I can understand why you'd be upset but even after looking at these numbers, there are undeniably benefits in my opinion it's still not as big of a deal as you think it is.
As a second anecdote, buddy of mine in Toronto bought a semi-detached house in Scarborough to live in with parents' help for $1.1m, prices now are 900k to 1m, he's paying $4400/mo after needing to refinance to a 30 yr mortgage. 45-50% (averaged over 30 years) of the payments are toward interest, though at this moment 95% of his payments are towards interest. He feels stuck there.
Buddy, you're trying to backpedal $10,800 of losses per year. Further, you didn't include the same percentage of appreciation on the market value of the house. Using your 2.3% figure (which is less than inflation, and thus absurdly conservative) that's another $11,500. By renting under the terms you described, you are pissing away $22,300 per year.
They say that the lottery is a tax on people who are bad at math. Renting has a much worse ROI than the lottery. This is why I suggested an RV, or couch surfing, or even living in a car until you can afford an RV.
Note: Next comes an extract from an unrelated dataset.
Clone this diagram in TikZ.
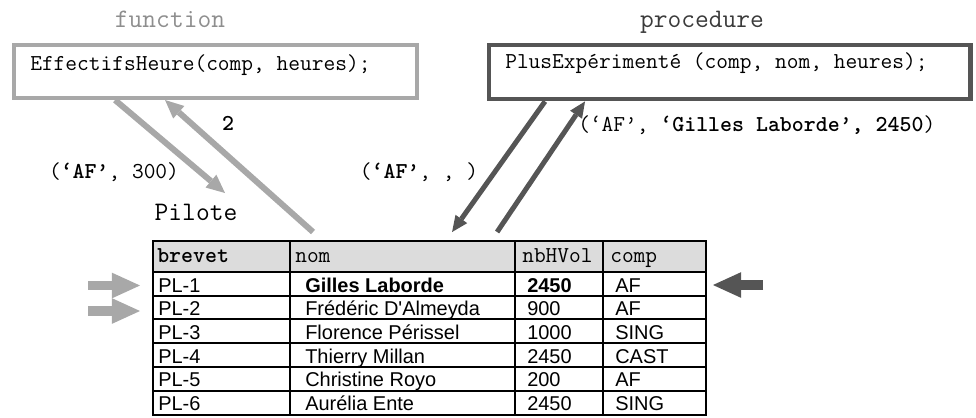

With the amount of value you are losing due to renting, you could literally buy a new car (albeit an economy car) each and every year. If you pulled a $50 bill out of your wallet each and every day, and just set it on fire, you would lose less than renting under the terms you described.
Sure. He's got a theoretical loss in value of $100-200k. He presumably put down $220,000, so worst case, he still has $20,000 of value in the house, plus the payments he's made against principal. What is that house going to be worth next year? In 5 years? What would have to happen for the value of that house to stay under $1.1m for the next 25 years? Even if he had bought at the height of the housing bubble in 2008, by 2012-2016, prices had dipped and rebounded.
Yeah, that sucks.
That sucks more. You know what sucks more than that? 100% of payments going towards "interest", and no equity. That situation is called "rent".